Преемственность в политике определяется преемственностью семейственного воспитания. Как закон, так и политика не имеют права быть аморальными. А в России мораль зиждется, к сожалению, не на вере, не на традиции и даже не на великой русской культуре, а на том, что раньше называлось домашним воспитанием, традицией семьи и традицией русской, а потом уже советской интеллигенции. Что отличает вас от любого другого, если вы интеллигент? Умение сострадать. Я как-то спросил у Юры Шевчука: «Как тебе удается писать настолько пронзительные песни?» И он сказал: «Знаешь, надо просто каждое утро мозоль с души срезать». Настоящими политиками, политиками с большой буквы, становятся те, кто умеют «срезать с души мозоль», чтобы слышать не только интересы своей семьи и политического класса, но и воспринимать те посылы, которые тревожное сознание народа отправляет в окружающую действительность.

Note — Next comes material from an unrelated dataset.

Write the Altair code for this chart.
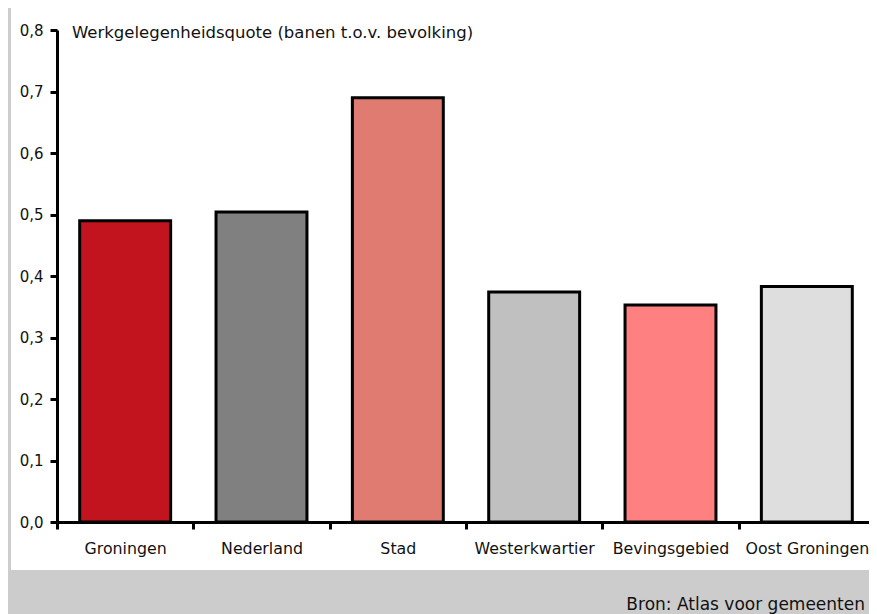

Вот только политиком не так просто стать. И дело тут не в разнице поколений, а в страстном желании найти свое место, которое обязано у вас быть. Когда я рос, мне говорили, что надо быть профессионалом, и потому, когда человек говорит: «Мне восемнадцать лет, и я хочу стать политиком», хочется его спросить: «А кто вы по профессии?» Когда человек в столь нежном возрасте заявляет: «Я профессионально занимаюсь политическим движением», хочется сказать: «Замечательно, а профессия-то твоя какая?» Мне часто возражают, мол, демократия и политика – это профессия. Но это вранье! Когда человек говорит, моя профессия политик, это звучит как: «Моя профессия – синьор из общества». И в этом большая беда, потому что каждому возрасту свойственны свои забавы. Человек не должен быть аполитичным, бесспорно, но политику-то все воспринимают в каждом возрасте по-своему. По-своему воспринимают справедливость и несправедливость и делают выводы, соответствующие их возрасту и уровню образования. Если представить себе на мгновение, что все существующие политики исчезли и власть перешла в руки шестнадцатилетних, то можно с уверенностью сказать, что через три дня у нас в стране будет кровавая бойня.